(PROVIDED MATERIAL):
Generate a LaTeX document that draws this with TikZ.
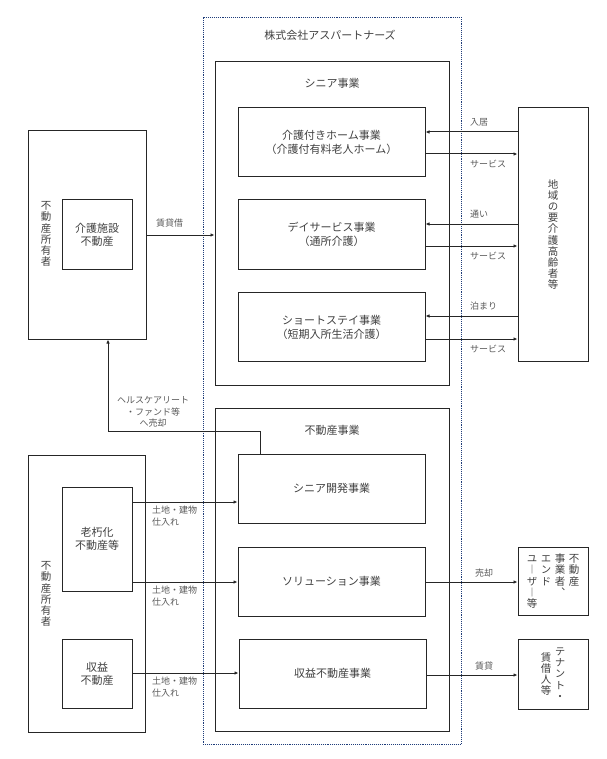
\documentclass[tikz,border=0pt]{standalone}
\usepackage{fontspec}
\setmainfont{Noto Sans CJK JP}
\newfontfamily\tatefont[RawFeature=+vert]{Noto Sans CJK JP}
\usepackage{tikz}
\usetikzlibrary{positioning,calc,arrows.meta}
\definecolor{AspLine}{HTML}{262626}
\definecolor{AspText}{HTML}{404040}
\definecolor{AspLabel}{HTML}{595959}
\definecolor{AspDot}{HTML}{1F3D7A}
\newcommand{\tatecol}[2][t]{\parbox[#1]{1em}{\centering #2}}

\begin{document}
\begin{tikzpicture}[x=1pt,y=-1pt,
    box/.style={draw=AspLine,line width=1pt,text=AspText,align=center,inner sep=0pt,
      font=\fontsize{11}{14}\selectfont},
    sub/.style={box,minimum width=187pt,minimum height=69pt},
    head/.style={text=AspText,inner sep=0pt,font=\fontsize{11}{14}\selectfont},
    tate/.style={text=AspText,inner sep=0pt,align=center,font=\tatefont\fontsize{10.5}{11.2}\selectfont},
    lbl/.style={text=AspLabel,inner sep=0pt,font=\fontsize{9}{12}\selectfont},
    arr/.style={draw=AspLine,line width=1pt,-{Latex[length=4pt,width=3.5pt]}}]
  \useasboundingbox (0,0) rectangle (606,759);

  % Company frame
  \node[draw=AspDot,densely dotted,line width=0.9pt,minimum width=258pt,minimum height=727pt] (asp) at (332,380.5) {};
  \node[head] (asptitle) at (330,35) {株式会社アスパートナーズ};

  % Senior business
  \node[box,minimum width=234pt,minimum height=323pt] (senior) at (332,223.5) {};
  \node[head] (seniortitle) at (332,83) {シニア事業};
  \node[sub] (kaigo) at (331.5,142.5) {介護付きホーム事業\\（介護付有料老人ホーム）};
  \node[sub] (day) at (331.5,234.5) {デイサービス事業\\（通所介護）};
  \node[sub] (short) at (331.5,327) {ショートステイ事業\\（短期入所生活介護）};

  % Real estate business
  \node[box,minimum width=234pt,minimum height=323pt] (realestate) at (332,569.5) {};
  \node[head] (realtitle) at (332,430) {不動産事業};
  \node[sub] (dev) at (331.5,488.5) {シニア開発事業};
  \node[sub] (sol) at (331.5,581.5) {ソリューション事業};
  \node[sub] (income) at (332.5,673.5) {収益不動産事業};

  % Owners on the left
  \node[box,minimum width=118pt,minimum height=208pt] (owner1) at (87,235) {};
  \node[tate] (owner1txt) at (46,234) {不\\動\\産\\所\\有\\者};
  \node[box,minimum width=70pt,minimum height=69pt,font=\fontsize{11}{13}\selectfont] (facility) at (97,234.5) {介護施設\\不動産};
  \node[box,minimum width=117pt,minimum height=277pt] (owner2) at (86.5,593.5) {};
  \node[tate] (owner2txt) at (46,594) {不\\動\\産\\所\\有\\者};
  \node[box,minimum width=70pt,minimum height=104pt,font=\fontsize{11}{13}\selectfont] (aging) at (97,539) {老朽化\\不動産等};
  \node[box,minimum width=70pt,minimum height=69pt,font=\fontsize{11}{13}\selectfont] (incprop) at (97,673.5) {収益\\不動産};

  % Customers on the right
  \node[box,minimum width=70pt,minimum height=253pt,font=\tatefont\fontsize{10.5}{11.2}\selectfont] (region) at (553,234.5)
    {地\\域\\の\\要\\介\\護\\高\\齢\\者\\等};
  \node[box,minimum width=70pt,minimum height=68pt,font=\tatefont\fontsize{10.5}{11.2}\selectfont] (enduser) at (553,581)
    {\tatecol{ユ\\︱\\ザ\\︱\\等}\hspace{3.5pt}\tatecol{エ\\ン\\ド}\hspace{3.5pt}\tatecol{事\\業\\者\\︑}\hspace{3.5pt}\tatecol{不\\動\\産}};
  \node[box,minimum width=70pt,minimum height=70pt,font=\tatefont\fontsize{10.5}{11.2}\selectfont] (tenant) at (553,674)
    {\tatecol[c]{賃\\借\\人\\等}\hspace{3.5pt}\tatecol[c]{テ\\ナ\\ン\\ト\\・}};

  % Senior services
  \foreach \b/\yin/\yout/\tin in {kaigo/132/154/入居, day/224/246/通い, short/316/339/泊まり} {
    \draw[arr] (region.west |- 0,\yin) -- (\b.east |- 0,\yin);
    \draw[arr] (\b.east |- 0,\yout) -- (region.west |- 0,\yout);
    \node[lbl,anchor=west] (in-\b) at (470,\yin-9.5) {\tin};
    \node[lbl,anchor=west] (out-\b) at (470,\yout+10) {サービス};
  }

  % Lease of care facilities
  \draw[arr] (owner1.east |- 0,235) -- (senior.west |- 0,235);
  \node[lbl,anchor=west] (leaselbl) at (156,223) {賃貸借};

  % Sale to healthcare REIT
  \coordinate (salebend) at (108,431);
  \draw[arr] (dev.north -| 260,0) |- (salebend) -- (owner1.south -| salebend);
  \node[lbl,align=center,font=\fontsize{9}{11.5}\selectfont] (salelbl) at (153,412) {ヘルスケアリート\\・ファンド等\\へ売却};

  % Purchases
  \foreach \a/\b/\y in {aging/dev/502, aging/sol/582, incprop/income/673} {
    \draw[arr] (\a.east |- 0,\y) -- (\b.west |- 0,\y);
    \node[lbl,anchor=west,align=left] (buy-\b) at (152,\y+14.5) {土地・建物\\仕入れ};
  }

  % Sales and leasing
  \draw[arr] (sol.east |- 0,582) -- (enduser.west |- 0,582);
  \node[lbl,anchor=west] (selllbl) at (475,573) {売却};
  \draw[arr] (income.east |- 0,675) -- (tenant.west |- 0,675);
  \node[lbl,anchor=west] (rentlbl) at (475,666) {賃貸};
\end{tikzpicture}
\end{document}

(EXERCISE GOAL): Take the listing above and print it exactly, apart from the pictures.

(RESULT OF THE TASK):
Generate a LaTeX document that draws this with TikZ.
\documentclass[tikz,border=0pt]{standalone}
\usepackage{fontspec}
\setmainfont{Noto Sans CJK JP}
\newfontfamily\tatefont[RawFeature=+vert]{Noto Sans CJK JP}
\usepackage{tikz}
\usetikzlibrary{positioning,calc,arrows.meta}
\definecolor{AspLine}{HTML}{262626}
\definecolor{AspText}{HTML}{404040}
\definecolor{AspLabel}{HTML}{595959}
\definecolor{AspDot}{HTML}{1F3D7A}
\newcommand{\tatecol}[2][t]{\parbox[#1]{1em}{\centering #2}}

\begin{document}
\begin{tikzpicture}[x=1pt,y=-1pt,
    box/.style={draw=AspLine,line width=1pt,text=AspText,align=center,inner sep=0pt,
      font=\fontsize{11}{14}\selectfont},
    sub/.style={box,minimum width=187pt,minimum height=69pt},
    head/.style={text=AspText,inner sep=0pt,font=\fontsize{11}{14}\selectfont},
    tate/.style={text=AspText,inner sep=0pt,align=center,font=\tatefont\fontsize{10.5}{11.2}\selectfont},
    lbl/.style={text=AspLabel,inner sep=0pt,font=\fontsize{9}{12}\selectfont},
    arr/.style={draw=AspLine,line width=1pt,-{Latex[length=4pt,width=3.5pt]}}]
  \useasboundingbox (0,0) rectangle (606,759);

  % Company frame
  \node[draw=AspDot,densely dotted,line width=0.9pt,minimum width=258pt,minimum height=727pt] (asp) at (332,380.5) {};
  \node[head] (asptitle) at (330,35) {株式会社アスパートナーズ};

  % Senior business
  \node[box,minimum width=234pt,minimum height=323pt] (senior) at (332,223.5) {};
  \node[head] (seniortitle) at (332,83) {シニア事業};
  \node[sub] (kaigo) at (331.5,142.5) {介護付きホーム事業\\（介護付有料老人ホーム）};
  \node[sub] (day) at (331.5,234.5) {デイサービス事業\\（通所介護）};
  \node[sub] (short) at (331.5,327) {ショートステイ事業\\（短期入所生活介護）};

  % Real estate business
  \node[box,minimum width=234pt,minimum height=323pt] (realestate) at (332,569.5) {};
  \node[head] (realtitle) at (332,430) {不動産事業};
  \node[sub] (dev) at (331.5,488.5) {シニア開発事業};
  \node[sub] (sol) at (331.5,581.5) {ソリューション事業};
  \node[sub] (income) at (332.5,673.5) {収益不動産事業};

  % Owners on the left
  \node[box,minimum width=118pt,minimum height=208pt] (owner1) at (87,235) {};
  \node[tate] (owner1txt) at (46,234) {不\\動\\産\\所\\有\\者};
  \node[box,minimum width=70pt,minimum height=69pt,font=\fontsize{11}{13}\selectfont] (facility) at (97,234.5) {介護施設\\不動産};
  \node[box,minimum width=117pt,minimum height=277pt] (owner2) at (86.5,593.5) {};
  \node[tate] (owner2txt) at (46,594) {不\\動\\産\\所\\有\\者};
  \node[box,minimum width=70pt,minimum height=104pt,font=\fontsize{11}{13}\selectfont] (aging) at (97,539) {老朽化\\不動産等};
  \node[box,minimum width=70pt,minimum height=69pt,font=\fontsize{11}{13}\selectfont] (incprop) at (97,673.5) {収益\\不動産};

  % Customers on the right
  \node[box,minimum width=70pt,minimum height=253pt,font=\tatefont\fontsize{10.5}{11.2}\selectfont] (region) at (553,234.5)
    {地\\域\\の\\要\\介\\護\\高\\齢\\者\\等};
  \node[box,minimum width=70pt,minimum height=68pt,font=\tatefont\fontsize{10.5}{11.2}\selectfont] (enduser) at (553,581)
    {\tatecol{ユ\\︱\\ザ\\︱\\等}\hspace{3.5pt}\tatecol{エ\\ン\\ド}\hspace{3.5pt}\tatecol{事\\業\\者\\︑}\hspace{3.5pt}\tatecol{不\\動\\産}};
  \node[box,minimum width=70pt,minimum height=70pt,font=\tatefont\fontsize{10.5}{11.2}\selectfont] (tenant) at (553,674)
    {\tatecol[c]{賃\\借\\人\\等}\hspace{3.5pt}\tatecol[c]{テ\\ナ\\ン\\ト\\・}};

  % Senior services
  \foreach \b/\yin/\yout/\tin in {kaigo/132/154/入居, day/224/246/通い, short/316/339/泊まり} {
    \draw[arr] (region.west |- 0,\yin) -- (\b.east |- 0,\yin);
    \draw[arr] (\b.east |- 0,\yout) -- (region.west |- 0,\yout);
    \node[lbl,anchor=west] (in-\b) at (470,\yin-9.5) {\tin};
    \node[lbl,anchor=west] (out-\b) at (470,\yout+10) {サービス};
  }

  % Lease of care facilities
  \draw[arr] (owner1.east |- 0,235) -- (senior.west |- 0,235);
  \node[lbl,anchor=west] (leaselbl) at (156,223) {賃貸借};

  % Sale to healthcare REIT
  \coordinate (salebend) at (108,431);
  \draw[arr] (dev.north -| 260,0) |- (salebend) -- (owner1.south -| salebend);
  \node[lbl,align=center,font=\fontsize{9}{11.5}\selectfont] (salelbl) at (153,412) {ヘルスケアリート\\・ファンド等\\へ売却};

  % Purchases
  \foreach \a/\b/\y in {aging/dev/502, aging/sol/582, incprop/income/673} {
    \draw[arr] (\a.east |- 0,\y) -- (\b.west |- 0,\y);
    \node[lbl,anchor=west,align=left] (buy-\b) at (152,\y+14.5) {土地・建物\\仕入れ};
  }

  % Sales and leasing
  \draw[arr] (sol.east |- 0,582) -- (enduser.west |- 0,582);
  \node[lbl,anchor=west] (selllbl) at (475,573) {売却};
  \draw[arr] (income.east |- 0,675) -- (tenant.west |- 0,675);
  \node[lbl,anchor=west] (rentlbl) at (475,666) {賃貸};
\end{tikzpicture}
\end{document}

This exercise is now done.